Begin Data excerpt

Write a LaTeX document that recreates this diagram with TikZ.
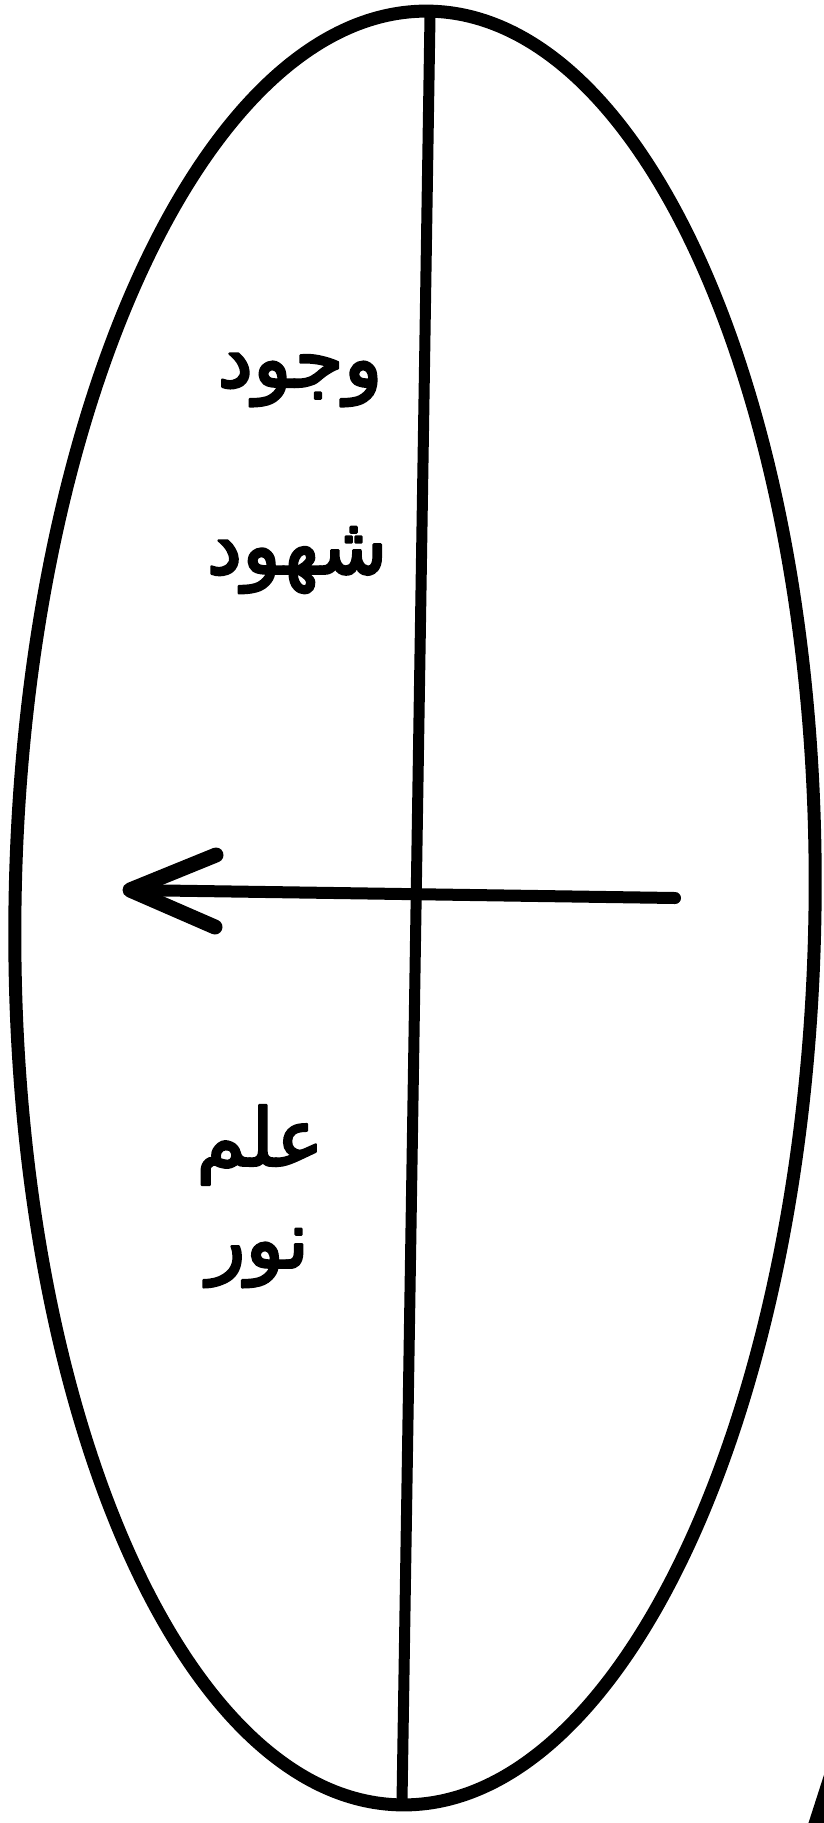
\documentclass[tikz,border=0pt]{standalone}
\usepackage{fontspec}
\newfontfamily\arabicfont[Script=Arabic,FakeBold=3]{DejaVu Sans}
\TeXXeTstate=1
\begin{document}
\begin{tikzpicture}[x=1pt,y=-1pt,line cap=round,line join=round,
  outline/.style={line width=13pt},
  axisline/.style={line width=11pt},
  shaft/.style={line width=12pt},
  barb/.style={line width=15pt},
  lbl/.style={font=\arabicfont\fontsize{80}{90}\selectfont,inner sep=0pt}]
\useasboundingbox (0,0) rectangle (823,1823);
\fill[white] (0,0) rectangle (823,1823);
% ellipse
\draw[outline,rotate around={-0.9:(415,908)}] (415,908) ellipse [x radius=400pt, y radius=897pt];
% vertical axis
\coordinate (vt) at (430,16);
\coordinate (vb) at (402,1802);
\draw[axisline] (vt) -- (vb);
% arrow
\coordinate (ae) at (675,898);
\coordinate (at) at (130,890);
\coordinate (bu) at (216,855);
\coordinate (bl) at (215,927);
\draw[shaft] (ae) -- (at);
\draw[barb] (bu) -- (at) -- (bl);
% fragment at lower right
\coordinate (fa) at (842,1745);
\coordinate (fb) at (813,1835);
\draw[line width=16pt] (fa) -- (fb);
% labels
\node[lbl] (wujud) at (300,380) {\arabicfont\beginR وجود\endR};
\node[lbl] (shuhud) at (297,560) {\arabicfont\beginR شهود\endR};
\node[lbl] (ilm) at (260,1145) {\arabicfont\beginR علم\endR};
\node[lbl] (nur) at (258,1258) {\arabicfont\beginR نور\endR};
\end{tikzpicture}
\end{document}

End Data excerpt

■ Problem details ■
Without including any picture, repeat the data exactly.

■ Exercise result ■
Write a LaTeX document that recreates this diagram with TikZ.
\documentclass[tikz,border=0pt]{standalone}
\usepackage{fontspec}
\newfontfamily\arabicfont[Script=Arabic,FakeBold=3]{DejaVu Sans}
\TeXXeTstate=1
\begin{document}
\begin{tikzpicture}[x=1pt,y=-1pt,line cap=round,line join=round,
  outline/.style={line width=13pt},
  axisline/.style={line width=11pt},
  shaft/.style={line width=12pt},
  barb/.style={line width=15pt},
  lbl/.style={font=\arabicfont\fontsize{80}{90}\selectfont,inner sep=0pt}]
\useasboundingbox (0,0) rectangle (823,1823);
\fill[white] (0,0) rectangle (823,1823);
% ellipse
\draw[outline,rotate around={-0.9:(415,908)}] (415,908) ellipse [x radius=400pt, y radius=897pt];
% vertical axis
\coordinate (vt) at (430,16);
\coordinate (vb) at (402,1802);
\draw[axisline] (vt) -- (vb);
% arrow
\coordinate (ae) at (675,898);
\coordinate (at) at (130,890);
\coordinate (bu) at (216,855);
\coordinate (bl) at (215,927);
\draw[shaft] (ae) -- (at);
\draw[barb] (bu) -- (at) -- (bl);
% fragment at lower right
\coordinate (fa) at (842,1745);
\coordinate (fb) at (813,1835);
\draw[line width=16pt] (fa) -- (fb);
% labels
\node[lbl] (wujud) at (300,380) {\arabicfont\beginR وجود\endR};
\node[lbl] (shuhud) at (297,560) {\arabicfont\beginR شهود\endR};
\node[lbl] (ilm) at (260,1145) {\arabicfont\beginR علم\endR};
\node[lbl] (nur) at (258,1258) {\arabicfont\beginR نور\endR};
\end{tikzpicture}
\end{document}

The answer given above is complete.